Hughes often uses alliteration (repetition of consonants) and assonance (repetition of vowel sounds within words) to add an incantatory quality to his verse and to bring images to life. In the alliteration of “touches twig, leaf,” one feels the delicacy of the fox’s nose investigating its environment. The strong sounds of “Of a body that is bold to come/ Across clearings,” together with the positioning of “Across clearings” at the start of a new stanza, give a sense of sudden energy as the fox emerges into the open.

The most memorable image forms the poem’s climax: “With a sudden sharp hot stink of fox/ It enters the dark hole of the head.” The fox has realized its symbolic status as metaphor for thought. The thought fills the expectant vacancy that has been the poet’s consciousness until now. The image is intensely violent, evoking speed, flavor, temperature, and smell.
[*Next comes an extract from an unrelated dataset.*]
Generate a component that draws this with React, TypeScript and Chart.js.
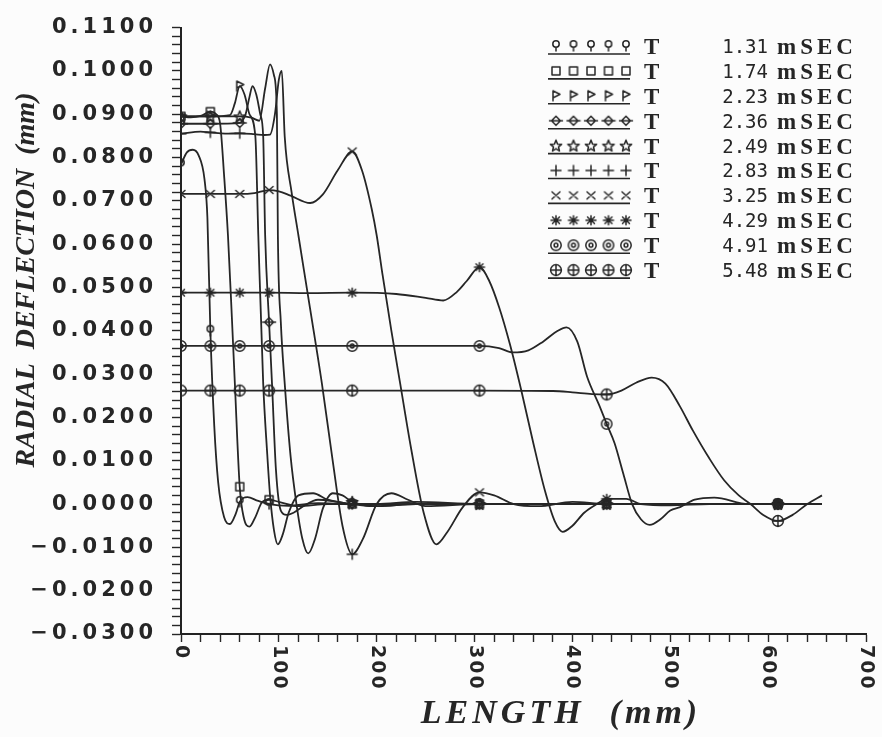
import React, { useEffect, useRef } from 'react';
import { Chart, registerables } from 'chart.js';

Chart.register(...registerables);

// ---------- data ----------
const times = ['1.31', '1.74', '2.23', '2.36', '2.49', '2.83', '3.25', '4.29', '4.91', '5.48'];
const markerKinds = ['lollipop', 'square', 'flag', 'diamond', 'star', 'plus', 'cross', 'asterisk', 'circleDot', 'circlePlus'];
const markerXs = [0, 30, 60, 90, 175, 305, 435, 610];
const xTickValues = [0, 100, 200, 300, 400, 500, 600, 700];
const yMin = -0.03;
const yMax = 0.11;
const xMin = 0;
const xMax = 700;

const x131 = [0, 6, 12, 18, 24, 27, 30, 34, 38, 44, 50, 56, 60, 68, 78, 90, 110, 140, 175, 220, 305, 435, 610, 655];
const y131 = [0.0784, 0.0812, 0.0818, 0.0805, 0.0750, 0.0660, 0.0400, 0.0180, 0.0050, -0.0030, -0.0046, -0.0022, 0.0005, 0.0016, 0.0008, 0.0000, -0.0004, 0.0002, 0.0000, 0.0000, 0.0000, 0.0000, 0.0000, 0.0000];

const x174 = [0, 10, 20, 30, 36, 40, 44, 48, 52, 55, 60, 64, 70, 76, 83, 90, 100, 120, 150, 175, 220, 305, 435, 610, 655];
const y174 = [0.0895, 0.0893, 0.0896, 0.0906, 0.0900, 0.0878, 0.0760, 0.0620, 0.0430, 0.0280, 0.0040, -0.0030, -0.0052, -0.0030, 0.0005, 0.0010, 0.0005, -0.0005, 0.0000, 0.0000, 0.0000, 0.0000, 0.0000, 0.0000, 0.0000];

const x223 = [0, 30, 50, 55, 60, 65, 70, 76, 79, 84, 88, 91, 95, 99, 104, 110, 120, 135, 150, 175, 200, 240, 305, 435, 610, 655];
const y223 = [0.0895, 0.0895, 0.0898, 0.0925, 0.0965, 0.0945, 0.0900, 0.0848, 0.0620, 0.0278, 0.0120, 0.0020, -0.0060, -0.0093, -0.0070, -0.0020, 0.0020, 0.0025, 0.0010, 0.0000, -0.0005, 0.0000, 0.0000, 0.0000, 0.0000, 0.0000];

const x236 = [0, 30, 60, 66, 70, 73, 77, 81, 84, 86, 90, 93, 97, 102, 108, 115, 125, 140, 160, 175, 200, 240, 305, 435, 610, 655];
const y236 = [0.0878, 0.0878, 0.0880, 0.0900, 0.0940, 0.0965, 0.0945, 0.0900, 0.0848, 0.0620, 0.0420, 0.0278, 0.0080, -0.0015, -0.0025, -0.0020, -0.0005, 0.0010, 0.0005, 0.0000, 0.0000, 0.0005, 0.0000, 0.0000, 0.0000, 0.0000];

const x249 = [0, 30, 60, 72, 80, 86, 91, 95, 98, 99, 102, 106, 112, 118, 124, 130, 137, 145, 155, 165, 175, 200, 240, 305, 435, 610, 655];
const y249 = [0.0895, 0.0895, 0.0895, 0.0892, 0.0885, 0.0960, 0.1015, 0.0990, 0.0900, 0.0620, 0.0420, 0.0278, 0.0110, 0.0000, -0.0080, -0.0114, -0.0080, -0.0010, 0.0025, 0.0020, 0.0005, -0.0005, 0.0000, 0.0000, 0.0000, 0.0000, 0.0000];

const x283 = [0, 20, 30, 45, 60, 75, 85, 91, 96, 100, 103, 106, 113, 120, 132, 144, 155, 165, 175, 186, 200, 215, 232, 250, 305, 435, 610, 655];
const y283 = [0.0855, 0.0860, 0.0858, 0.0855, 0.0856, 0.0854, 0.0852, 0.0853, 0.0900, 0.0980, 0.1000, 0.0848, 0.0720, 0.0620, 0.0450, 0.0278, 0.0100, -0.0050, -0.0116, -0.0080, 0.0000, 0.0025, 0.0010, -0.0005, 0.0000, 0.0000, 0.0000, 0.0000];

const x325 = [0, 30, 60, 75, 90, 100, 112, 132, 145, 160, 175, 185, 195, 200, 206, 215, 224, 235, 248, 261, 272, 288, 305, 320, 340, 365, 400, 435, 500, 610, 655];
const y325 = [0.0716, 0.0716, 0.0716, 0.0718, 0.0725, 0.0722, 0.0712, 0.0695, 0.0715, 0.0770, 0.0814, 0.0770, 0.0680, 0.0620, 0.0529, 0.0400, 0.0278, 0.0130, -0.0020, -0.0093, -0.0065, -0.0007, 0.0027, 0.0020, 0.0000, -0.0005, 0.0005, 0.0000, 0.0000, 0.0000, 0.0000];

const x429 = [0, 30, 60, 90, 130, 175, 220, 250, 268, 282, 292, 305, 315, 325, 336, 348, 360, 372, 382, 390, 400, 412, 425, 435, 455, 470, 500, 540, 610, 655];
const y429 = [0.0488, 0.0488, 0.0488, 0.0488, 0.0487, 0.0488, 0.0485, 0.0476, 0.0470, 0.0490, 0.0515, 0.0547, 0.0515, 0.0455, 0.0370, 0.0260, 0.0141, 0.0030, -0.0040, -0.0064, -0.0050, -0.0020, 0.0000, 0.0012, 0.0012, 0.0000, -0.0003, 0.0000, 0.0000, 0.0000];

const x491 = [0, 30, 60, 90, 175, 250, 305, 325, 339, 355, 370, 385, 394, 405, 415, 427, 435, 443, 452, 461, 470, 479, 490, 500, 510, 525, 545, 580, 610, 655];
const y491 = [0.0365, 0.0365, 0.0365, 0.0365, 0.0365, 0.0365, 0.0365, 0.0360, 0.0350, 0.0355, 0.0375, 0.0400, 0.0408, 0.0375, 0.0294, 0.0230, 0.0185, 0.0141, 0.0070, 0.0000, -0.0035, -0.0048, -0.0035, -0.0015, -0.0007, 0.0010, 0.0015, 0.0000, 0.0000, 0.0000];

const x548 = [0, 30, 60, 90, 175, 305, 380, 400, 420, 435, 450, 465, 481, 495, 510, 523, 540, 555, 570, 582, 595, 610, 625, 640, 655];
const y548 = [0.0262, 0.0262, 0.0262, 0.0262, 0.0262, 0.0262, 0.0261, 0.0258, 0.0254, 0.0253, 0.0262, 0.0280, 0.0292, 0.0278, 0.0225, 0.0170, 0.0105, 0.0055, 0.0020, 0.0000, -0.0025, -0.0039, -0.0025, 0.0000, 0.0020];

const seriesX = [x131, x174, x223, x236, x249, x283, x325, x429, x491, x548];
const seriesY = [y131, y174, y223, y236, y249, y283, y325, y429, y491, y548];

// ---------- styling ----------
const INK = '#262626';
const BG = '#fcfcfc';

function makeMarker(kind: string): HTMLCanvasElement {
  const s = 16;
  const c = document.createElement('canvas');
  c.width = s;
  c.height = s;
  const g = c.getContext('2d') as CanvasRenderingContext2D;
  g.strokeStyle = INK;
  g.lineWidth = 1.5;
  g.lineCap = 'round';
  g.lineJoin = 'round';
  const m = s / 2;
  g.beginPath();
  switch (kind) {
    case 'lollipop':
      g.arc(m, m - 2, 3.2, 0, Math.PI * 2);
      g.moveTo(m, m + 1.2);
      g.lineTo(m, m + 5);
      break;
    case 'square':
      g.rect(m - 4, m - 4, 8, 8);
      break;
    case 'flag':
      g.moveTo(m - 3, m + 5);
      g.lineTo(m - 3, m - 5);
      g.lineTo(m + 4, m - 1.5);
      g.lineTo(m - 3, m + 2);
      break;
    case 'diamond':
      g.moveTo(m, m - 4.5);
      g.lineTo(m + 4.5, m);
      g.lineTo(m, m + 4.5);
      g.lineTo(m - 4.5, m);
      g.closePath();
      g.moveTo(m - 6.5, m);
      g.lineTo(m + 6.5, m);
      break;
    case 'star': {
      for (let i = 0; i < 10; i++) {
        const r = i % 2 === 0 ? 6 : 2.6;
        const a = -Math.PI / 2 + (i * Math.PI) / 5;
        const px = m + r * Math.cos(a);
        const py = m + 0.5 + r * Math.sin(a);
        if (i === 0) g.moveTo(px, py);
        else g.lineTo(px, py);
      }
      g.closePath();
      break;
    }
    case 'plus':
      g.moveTo(m - 5, m);
      g.lineTo(m + 5, m);
      g.moveTo(m, m - 5);
      g.lineTo(m, m + 5);
      break;
    case 'cross':
      g.moveTo(m - 4, m - 3.5);
      g.lineTo(m + 4, m + 3.5);
      g.moveTo(m + 4, m - 3.5);
      g.lineTo(m - 4, m + 3.5);
      break;
    case 'asterisk':
      g.moveTo(m - 5, m);
      g.lineTo(m + 5, m);
      g.moveTo(m, m - 4.5);
      g.lineTo(m, m + 4.5);
      g.moveTo(m - 3.5, m - 3.2);
      g.lineTo(m + 3.5, m + 3.2);
      g.moveTo(m + 3.5, m - 3.2);
      g.lineTo(m - 3.5, m + 3.2);
      break;
    case 'circleDot':
      g.arc(m, m, 5.2, 0, Math.PI * 2);
      g.moveTo(m + 1.9, m);
      g.arc(m, m, 1.9, 0, Math.PI * 2);
      break;
    case 'circlePlus':
      g.arc(m, m, 5.4, 0, Math.PI * 2);
      g.moveTo(m - 5.4, m);
      g.lineTo(m + 5.4, m);
      g.moveTo(m, m - 5.4);
      g.lineTo(m, m + 5.4);
      break;
  }
  g.stroke();
  return c;
}

function fmtY(v: number): string {
  const k = Math.round(v * 1000);
  if (k % 10 !== 0) return '';
  const s = Math.abs(k / 1000).toFixed(4);
  return k < 0 ? '\u2212' + s : s;
}

export default function App() {
  const canvasRef = useRef<HTMLCanvasElement | null>(null);

  useEffect(() => {
    const canvas = canvasRef.current;
    if (!canvas) return;
    const markers = markerKinds.map((k) => makeMarker(k));

    const datasets = seriesX.map((xs, i) => ({
      label: 'T ' + times[i] + ' mSEC',
      data: xs.map((x, j) => ({ x, y: seriesY[i][j] })),
      borderColor: INK,
      borderWidth: 1.8,
      backgroundColor: INK,
      fill: false,
      cubicInterpolationMode: 'monotone' as const,
      pointStyle: markers[i],
      pointRadius: (ctx: any) => (ctx.raw && markerXs.includes(ctx.raw.x) ? 5 : 0),
      pointHoverRadius: 0,
    }));

    const decor = {
      id: 'decor',
      beforeDraw(chart: any) {
        const ctx = chart.ctx as CanvasRenderingContext2D;
        ctx.save();
        ctx.fillStyle = BG;
        ctx.fillRect(0, 0, chart.width, chart.height);
        ctx.restore();
        (ctx as any).letterSpacing = '4px';
      },
      beforeDatasetsDraw(chart: any) {
        (chart.ctx as any).letterSpacing = '0px';
      },
      afterDraw(chart: any) {
        const ctx = chart.ctx as CanvasRenderingContext2D;
        const xs = chart.scales.x;
        const area = chart.chartArea;
        ctx.save();
        ctx.fillStyle = INK;

        // x tick labels (rotated clockwise)
        ctx.font = 'bold 19px "DejaVu Sans"';
        (ctx as any).letterSpacing = '2px';
        ctx.textAlign = 'left';
        ctx.textBaseline = 'middle';
        for (const v of xTickValues) {
          const px = xs.getPixelForValue(v);
          ctx.save();
          ctx.translate(px, area.bottom + 11);
          ctx.rotate(Math.PI / 2);
          ctx.fillText(String(v), 0, 0);
          ctx.restore();
        }

        // axis titles
        ctx.font = 'bold italic 34px "Liberation Serif"';
        (ctx as any).letterSpacing = '4px';
        ctx.textAlign = 'center';
        ctx.fillText('LENGTH  (mm)', 561, 714);

        (ctx as any).letterSpacing = '0px';
        ctx.font = 'bold italic 28px "Liberation Serif"';
        ctx.save();
        ctx.translate(27, 280);
        ctx.rotate(-Math.PI / 2);
        ctx.fillText('RADIAL  DEFLECTION  (mm)', 0, 0);
        ctx.restore();

        // legend
        for (let i = 0; i < times.length; i++) {
          const y = 47 + i * 24.9;
          ctx.strokeStyle = INK;
          ctx.lineWidth = 1.6;
          ctx.beginPath();
          ctx.moveTo(548, y + 7);
          ctx.lineTo(630, y + 7);
          ctx.stroke();
          for (let j = 0; j < 5; j++) {
            const mk = markers[i];
            ctx.drawImage(mk, 556 + j * 17.5 - mk.width / 2, y - 1 - mk.height / 2);
          }
          ctx.textBaseline = 'middle';
          ctx.font = 'bold 23px "Liberation Serif"';
          (ctx as any).letterSpacing = '4px';
          ctx.textAlign = 'left';
          ctx.fillText('T', 644, y + 1);
          ctx.fillText('mSEC', 777, y + 1);
          (ctx as any).letterSpacing = '0px';
          ctx.font = '19px "DejaVu Sans Mono"';
          ctx.textAlign = 'right';
          ctx.fillText(times[i], 768, y + 1);
        }
        ctx.restore();
      },
    };

    const chart = new Chart(canvas, {
      type: 'line',
      data: { datasets },
      options: {
        animation: false,
        responsive: true,
        maintainAspectRatio: false,
        devicePixelRatio: 1,
        events: [],
        layout: { padding: { left: 0, right: 16, top: 20, bottom: 0 } },
        plugins: { legend: { display: false }, tooltip: { enabled: false }, title: { display: false } },
        scales: {
          x: {
            type: 'linear',
            min: xMin,
            max: xMax,
            afterFit: (s: any) => {
              s.height = 103;
            },
            ticks: { stepSize: 20, display: false },
            grid: { drawOnChartArea: false, drawTicks: true, tickLength: 8, tickColor: INK, tickWidth: 1.4 },
            border: { display: true, color: '#222', width: 2 },
          },
          y: {
            type: 'linear',
            min: yMin,
            max: yMax,
            afterFit: (s: any) => {
              s.width = 181;
            },
            ticks: {
              stepSize: 0.002,
              autoSkip: false,
              padding: 15,
              color: INK,
              font: { family: 'DejaVu Sans', size: 21, weight: 'bold' },
              callback: (v: any) => fmtY(Number(v)),
            },
            grid: { drawOnChartArea: false, drawTicks: true, tickLength: 9, tickColor: INK, tickWidth: 1.4 },
            border: { display: true, color: '#222', width: 2 },
          },
        },
      },
      plugins: [decor],
    } as any);

    return () => chart.destroy();
  }, []);

  return (
    <div style={{ position: 'absolute', left: 0, top: 0, width: 882, height: 737, background: BG }}>
      <canvas ref={canvasRef} />
    </div>
  );
}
Two images introduced at the poem’s beginning and repeated at the end reflect its circular journey: from the everyday world, into the imaginative world, then back into the everyday world enriched by the gift of the imagination, the poetic composition. The image of the still-ticking clock, echoing the third line of the poem, recalls one to the world of time and space into which creation manifests. “The window is starless still,” also a repeated image, brings one back full circle to the unchanging eternity that preceded the coming of the thought-fox and continues undiminished after the event. “The page is printed”—referring to the page one has read—resolves the central metaphor. The thought-fox has found its fulfillment in the completed poem.